Look over the lines below. Report each one that includes the string "chart".

>>>

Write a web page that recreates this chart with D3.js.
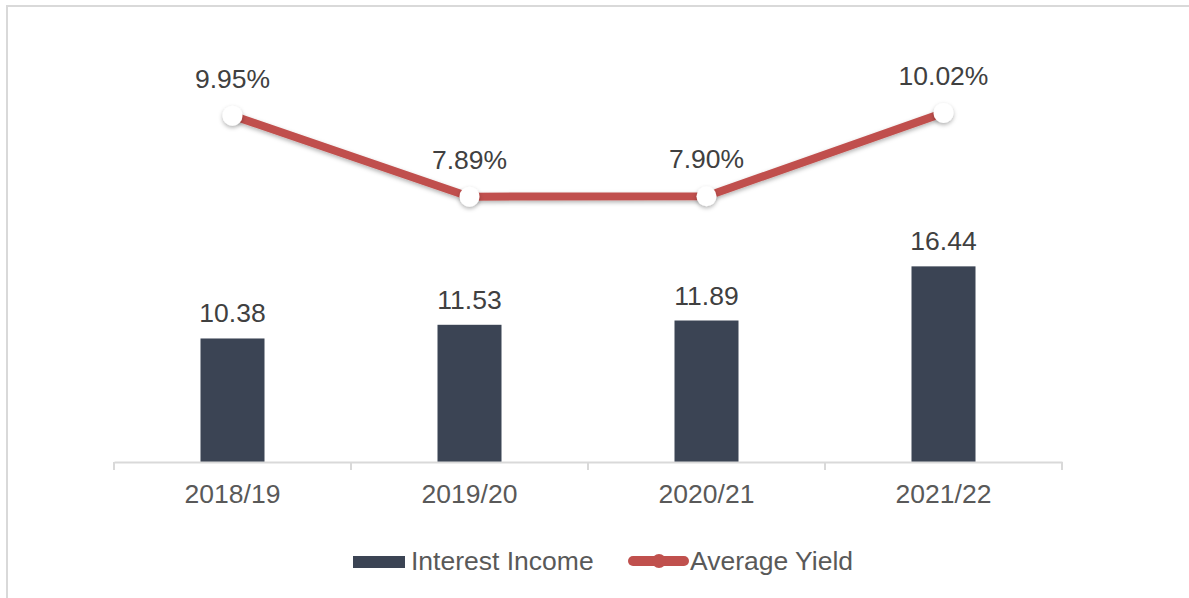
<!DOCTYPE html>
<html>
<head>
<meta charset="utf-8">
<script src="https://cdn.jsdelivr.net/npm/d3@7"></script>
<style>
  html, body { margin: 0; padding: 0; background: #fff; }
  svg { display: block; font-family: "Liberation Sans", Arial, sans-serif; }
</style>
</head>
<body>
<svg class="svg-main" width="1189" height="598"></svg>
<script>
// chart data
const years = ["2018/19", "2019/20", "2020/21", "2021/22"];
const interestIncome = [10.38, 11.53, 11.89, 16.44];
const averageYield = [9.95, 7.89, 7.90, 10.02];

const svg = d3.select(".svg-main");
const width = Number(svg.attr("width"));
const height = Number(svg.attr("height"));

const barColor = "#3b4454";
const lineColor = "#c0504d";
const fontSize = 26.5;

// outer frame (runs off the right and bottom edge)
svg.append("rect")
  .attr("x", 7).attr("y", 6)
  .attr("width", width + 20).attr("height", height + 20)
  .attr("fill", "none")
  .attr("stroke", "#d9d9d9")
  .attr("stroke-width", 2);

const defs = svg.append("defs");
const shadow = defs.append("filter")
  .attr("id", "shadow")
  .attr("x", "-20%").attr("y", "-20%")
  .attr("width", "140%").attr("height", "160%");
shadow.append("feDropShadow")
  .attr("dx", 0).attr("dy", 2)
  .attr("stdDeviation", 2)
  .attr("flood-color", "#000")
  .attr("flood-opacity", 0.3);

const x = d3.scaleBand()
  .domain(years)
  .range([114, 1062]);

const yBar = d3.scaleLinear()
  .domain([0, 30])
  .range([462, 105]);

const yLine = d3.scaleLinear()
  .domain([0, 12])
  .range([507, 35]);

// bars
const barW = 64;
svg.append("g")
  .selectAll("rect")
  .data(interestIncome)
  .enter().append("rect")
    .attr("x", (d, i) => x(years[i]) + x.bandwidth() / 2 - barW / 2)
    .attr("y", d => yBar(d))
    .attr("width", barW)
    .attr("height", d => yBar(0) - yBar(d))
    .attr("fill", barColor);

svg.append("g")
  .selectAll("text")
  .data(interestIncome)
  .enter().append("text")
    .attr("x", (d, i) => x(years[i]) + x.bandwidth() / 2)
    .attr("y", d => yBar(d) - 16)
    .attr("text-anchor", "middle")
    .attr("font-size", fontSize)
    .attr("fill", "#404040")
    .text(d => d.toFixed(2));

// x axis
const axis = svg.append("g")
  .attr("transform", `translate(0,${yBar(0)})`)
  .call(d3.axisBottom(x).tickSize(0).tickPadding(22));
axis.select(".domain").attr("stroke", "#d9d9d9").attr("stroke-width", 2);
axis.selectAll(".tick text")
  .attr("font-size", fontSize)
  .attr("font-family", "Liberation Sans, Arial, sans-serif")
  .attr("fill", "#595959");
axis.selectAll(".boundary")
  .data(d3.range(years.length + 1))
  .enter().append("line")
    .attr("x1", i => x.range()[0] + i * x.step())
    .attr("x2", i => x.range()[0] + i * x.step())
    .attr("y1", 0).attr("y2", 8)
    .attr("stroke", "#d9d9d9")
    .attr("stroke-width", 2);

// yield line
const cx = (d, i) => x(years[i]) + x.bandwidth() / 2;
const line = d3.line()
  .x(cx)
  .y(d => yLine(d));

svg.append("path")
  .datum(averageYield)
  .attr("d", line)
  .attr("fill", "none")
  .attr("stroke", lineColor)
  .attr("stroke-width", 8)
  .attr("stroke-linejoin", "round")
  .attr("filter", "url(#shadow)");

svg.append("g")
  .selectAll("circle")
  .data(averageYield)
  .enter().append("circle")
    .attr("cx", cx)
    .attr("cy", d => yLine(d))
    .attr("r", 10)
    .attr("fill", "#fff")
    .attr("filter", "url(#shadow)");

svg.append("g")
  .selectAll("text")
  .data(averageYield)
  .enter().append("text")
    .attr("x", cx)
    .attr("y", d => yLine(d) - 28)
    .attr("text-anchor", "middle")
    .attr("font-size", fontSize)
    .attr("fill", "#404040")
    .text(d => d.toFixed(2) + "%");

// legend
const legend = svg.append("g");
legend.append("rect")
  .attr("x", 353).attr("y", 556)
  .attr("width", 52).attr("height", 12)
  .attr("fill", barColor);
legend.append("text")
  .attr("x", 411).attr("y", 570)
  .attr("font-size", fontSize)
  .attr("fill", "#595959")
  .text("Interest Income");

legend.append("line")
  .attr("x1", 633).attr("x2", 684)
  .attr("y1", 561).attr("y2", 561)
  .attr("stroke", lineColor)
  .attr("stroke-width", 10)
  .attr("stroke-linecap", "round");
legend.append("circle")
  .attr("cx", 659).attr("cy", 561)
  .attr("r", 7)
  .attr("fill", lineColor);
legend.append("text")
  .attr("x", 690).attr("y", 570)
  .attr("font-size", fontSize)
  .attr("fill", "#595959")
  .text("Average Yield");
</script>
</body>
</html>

<<<

- Solution for this problem:
Write a web page that recreates this chart with D3.js.
// chart data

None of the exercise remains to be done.